Christopher Coppers

Christopher Coppers

Location: Belgium

CHRISTOPHER COPPERS :

What place does media and technology have in our lives? To what extent have we become image addicts? I question our relationship with and behavior toward the omnipresence of images and offer a variation on the media’s overconsumption.

I grew up with a curious eye for the world around me and with a taste for constantly surpassing my own work and the work of my parents, both photographers. I also developed a passion for books and magazines that I collected from the age of ten. Throughout my artistic education I explored the theme of graphic contamination: take a picture and tear it to see what you can get out of it, or try a paradoxical approach of controlled “creative destruction”. I spent hours playing on an image with a cutter to give another value to a magazine or book a second life, through an exploration of textures, materials and reliefs. .. I have even resorted to a resin technique, which permeates the paper. I am particularly interested in the status media has been given in people’s lives. For some, magazines have become almost a religion, a mandatory manual for their everyday lives. Indeed, they explain how to eat, how to deal with our sexual, sentimental, and social lives…”
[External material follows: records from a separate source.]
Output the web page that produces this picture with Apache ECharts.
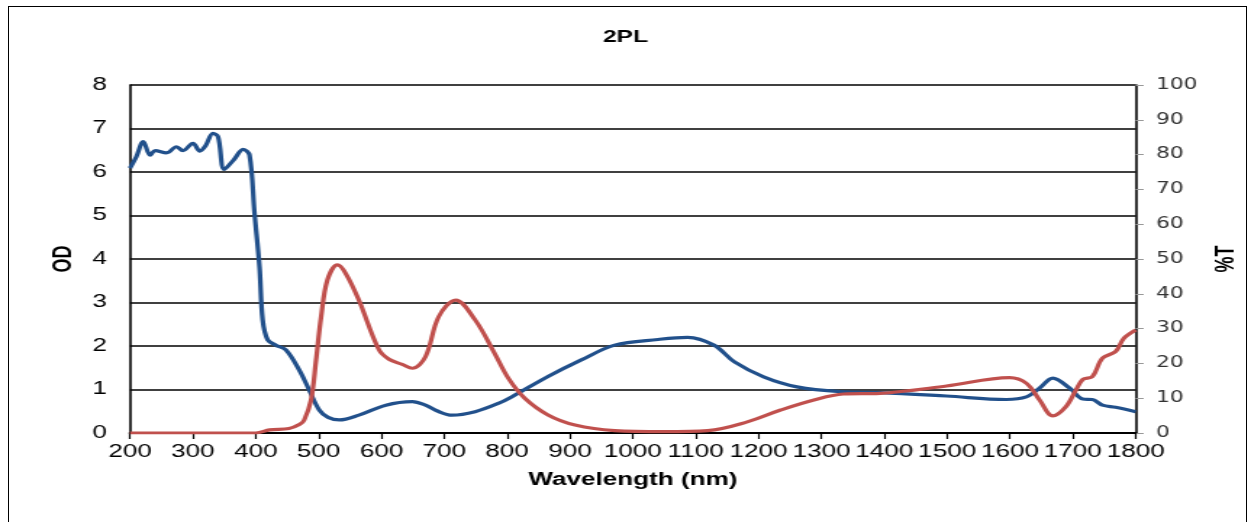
<!DOCTYPE html>
<html>
<head>
<meta charset="utf-8">
<script src="https://cdn.jsdelivr.net/npm/echarts@6/dist/echarts.min.js"></script>
<style>
html,body{margin:0;padding:0;background:#fff;overflow:hidden;}
#frame{position:absolute;left:8px;top:6px;width:1239px;height:540px;border:1.5px solid #000;box-sizing:border-box;}
#chart{position:absolute;left:0;top:0;width:863px;height:522px;transform:scaleX(1.4496);transform-origin:0 0;}
</style>
</head>
<body>
<div id="frame"></div>
<div id="chart"></div>
<script>
const titleText = "2PL";
const xName = "Wavelength (nm)";
const leftName = "OD";
const rightName = "%T";

const odWavelength = [200,210,221,232,240,258,274,284,300,311,320,332,340,350,365,380,390,398,406,411,419,432,448,469,485,501,515,533,564,607,649,670,690,712,749,786,807,865,918,971,1040,1087,1129,1161,1208,1261,1330,1393,1499,1594,1626,1647,1668,1695,1716,1731,1747,1768,1800];
const odValues = [6.09,6.35,6.70,6.39,6.49,6.44,6.58,6.49,6.66,6.48,6.60,6.89,6.81,6.06,6.28,6.52,6.39,5.06,3.82,2.60,2.14,2.02,1.91,1.45,0.99,0.53,0.36,0.30,0.41,0.64,0.72,0.64,0.50,0.41,0.49,0.68,0.83,1.30,1.68,2.02,2.15,2.20,2.02,1.64,1.29,1.06,0.95,0.93,0.85,0.77,0.83,1.03,1.26,1.03,0.78,0.77,0.64,0.59,0.49];

const tWavelength = [200,400,422,453,470,477,488,496,504,514,530,543,564,596,612,633,649,670,691,718,749,780,802,828,865,908,971,1050,1119,1182,1235,1288,1335,1393,1499,1599,1626,1647,1668,1689,1705,1716,1731,1747,1768,1781,1800];
const tValues = [0,0,0.9,1.3,2.5,3.7,9.5,21,33.4,44,48.3,45.9,38.2,23.9,21.2,19.7,18.6,21.9,33.4,38.2,32.5,22.9,15.7,10,5.2,2.3,0.7,0.4,0.7,3.2,6.6,9.5,11.2,11.4,13.5,15.9,14.3,9.5,4.9,7.6,12.4,15.4,16.2,21.5,23.4,27.2,29.6];

const odData = odWavelength.map((w,i)=>[w, odValues[i]]);
const tData = tWavelength.map((w,i)=>[w, tValues[i]]);

const chart = echarts.init(document.getElementById('chart'));
chart.setOption({
  animation: false,
  title: {text: titleText, left: 'center', top: 24, textStyle:{fontFamily:'Liberation Sans', fontSize:17, fontWeight:'bold', color:'#000'}},
  grid: {left:89.7, right:74, top:85, bottom:89},
  xAxis: {
    type:'value', min:200, max:1800, interval:100,
    name:xName, nameLocation:'middle', nameGap:38,
    nameTextStyle:{fontFamily:'Liberation Sans', fontSize:18, fontWeight:'bold', color:'#000'},
    axisLine:{lineStyle:{color:'#000', width:2}},
    axisTick:{show:true, inside:false, length:6, lineStyle:{color:'#000', width:1.2}},
    axisLabel:{fontFamily:'Liberation Sans', fontSize:18, color:'#000', margin:10, formatter:(v)=>String(v)},
    splitLine:{show:false}
  },
  yAxis: [
    {
      type:'value', min:0, max:8, interval:1, position:'left',
      name:leftName, nameLocation:'middle', nameGap:37, nameRotate:90,
      nameTextStyle:{fontFamily:'Liberation Sans', fontSize:18, fontWeight:'bold', color:'#000'},
      axisLine:{show:true, lineStyle:{color:'#000', width:1.6}},
      axisTick:{show:false},
      axisLabel:{fontFamily:'Liberation Sans', fontSize:18, color:'#000', margin:16},
      splitLine:{show:true, lineStyle:{color:'#000', width:1.5}}
    },
    {
      type:'value', min:0, max:100, interval:10, position:'right',
      name:rightName, nameLocation:'middle', nameGap:51, nameRotate:90,
      nameTextStyle:{fontFamily:'Liberation Sans', fontSize:18, fontWeight:'bold', color:'#000'},
      axisLine:{show:true, lineStyle:{color:'#000', width:1.6}},
      axisTick:{show:true, inside:false, length:5.5, lineStyle:{color:'#999', width:1}},
      axisLabel:{fontFamily:'DejaVu Sans', fontSize:15, color:'#333', margin:14},
      splitLine:{show:false}
    }
  ],
  series: [
    {type:'line', name:leftName, yAxisIndex:0, data:odData, smooth:0.35, showSymbol:false,
     lineStyle:{color:'#21508b', width:3.2}, itemStyle:{color:'#21508b'}},
    {type:'line', name:rightName, yAxisIndex:1, data:tData, smooth:0.35, showSymbol:false,
     lineStyle:{color:'#c0504d', width:3.2}, itemStyle:{color:'#c0504d'}}
  ]
});
</script>
</body>
</html>
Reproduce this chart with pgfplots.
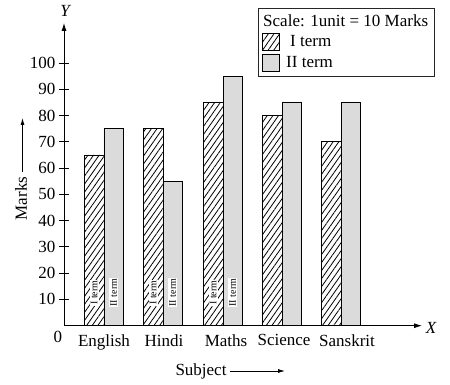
\documentclass[border=0pt]{standalone}
\usepackage{pgfplots}
\pgfplotsset{compat=1.18}
\usepackage{fontspec}
\setmainfont{Liberation Serif}
\usetikzlibrary{patterns.meta,arrows.meta}
\pgfplotsset{
  sqlegend/.style={legend image code/.code={\draw[##1, line width=0.8pt] (0pt,-8.5pt) rectangle (17pt,8.5pt);}},
}
\newcommand{\bigf}{\fontsize{17}{20}\selectfont}
\tikzset{inlab/.style={rotate=90, fill=white, inner sep=1pt, font=\fontsize{10}{11}\selectfont}}
\begin{document}
\begin{tikzpicture}[x=1pt,y=1pt]
\path[use as bounding box] (-64,-59.3) rectangle (386,325.7);
\begin{axis}[
  at={(0,0)}, anchor=south west,
  scale only axis, width=358pt, height=302.7pt,
  xmin=0, xmax=358, ymin=0, ymax=115.2,
  axis lines=left,
  axis line style={line width=0.8pt, -{Latex[length=8pt,width=5pt]}},
  ytick={10,20,...,100},
  tick align=center,
  major tick length=10pt,
  tick style={black, line width=0.8pt},
  xtick={40,100,162,220,283},
  xticklabels={English,Hindi,Maths,Science,Sanskrit},
  x tick style={draw=none},
  tick label style={font=\bigf},
  /pgf/number format/assume math mode=true,
  legend style={at={(0.542,1.0496)}, anchor=north west, draw=black!85, line width=0.8pt,
    font=\bigf, inner xsep=4pt, inner ysep=4.5pt, row sep=3pt},
  legend cell align=left,
]
\addlegendimage{empty legend}
\addlegendentry{\hspace{-19pt}Scale: 1unit = 10 Marks\hspace{4pt}}
\addplot[ybar, bar width=19.5, bar shift=-9.75, draw=black, line width=0.7pt,
  pattern={Lines[angle=55,distance=4.6pt,line width=0.8pt]}, sqlegend]
  coordinates {(40,65) (99,75) (159,85) (218,80) (277,70)};
\addlegendentry{\hspace{8pt}I term}
\addplot[ybar, bar width=19.5, bar shift=9.75, draw=black, line width=0.7pt,
  fill=black!14, sqlegend]
  coordinates {(40,75) (99,55) (159,95) (218,85) (277,85)};
\addlegendentry{\hspace{4pt}II term}
\node[inlab] at (axis cs:30.25,12.6) {I term};
\node[inlab] at (axis cs:49.75,12.6) {II term};
\node[inlab] at (axis cs:89.25,12.6) {I term};
\node[inlab] at (axis cs:108.75,12.6) {II term};
\node[inlab] at (axis cs:149.25,12.6) {I term};
\node[inlab] at (axis cs:168.75,12.6) {II term};
\end{axis}
\node[font=\bigf] at (-6,-11) {0};
\node[font=\bigf\itshape] at (367,-2.5) {X};
\node[font=\bigf\itshape] at (1,314.7) {Y};
\node[font=\bigf, rotate=90] at (-43,127.2) {Marks};
\draw[line width=0.8pt, -{Latex[length=7pt,width=4pt]}] (-41.5,153.7) -- (-41.5,207.7);
\node[font=\bigf, anchor=base] at (137,-50.3) {Subject};
\draw[line width=0.8pt, -{Latex[length=7pt,width=4pt]}] (166,-45.3) -- (221,-45.3);
\end{tikzpicture}
\end{document}
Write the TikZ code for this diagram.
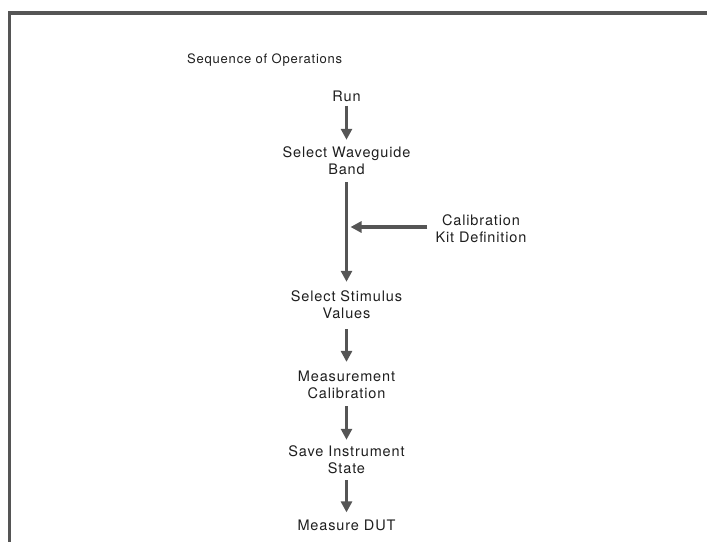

By considering paper prints from different angles, to 3D, to using my waste, my means of expression evolved and revealed my views on contemporary society. It is no wonder that one of my recurring themes is sexuality, a pillar of our social behaviour: “Despite the emancipation of ’68, sexuality is today both pervasive and taboo. It has been taken hostage by the media, but on a personal level it has almost become has-been to broach the subject

By conceptualizing our society’s media deviances, my passionate relationship to glossy paper and to image asserted itself and grew in an ever more inventive fashion. Indeed, we find here my 3D cut covers, but this time with an imbedded iPod, broadcasting a series of images that enhance or provide additional meaning to the paper image. By playing with our collective unconscious minds, I question our relationship to the dictatorship of images. While watching TV in the U.S., I constantly had to deal with programs being incessantly cut by ads; we are literally held hostage! Reality TV dependency is also a fascinating subject. Is it voyeurism, the desire to enter other people’s lives? How long will we try to cure our tiredness and boredom with such emptiness? The purpose is bitter, but I refuse to pass as an activist: “Media manipulation is omnipresent. I do not, however, reject it.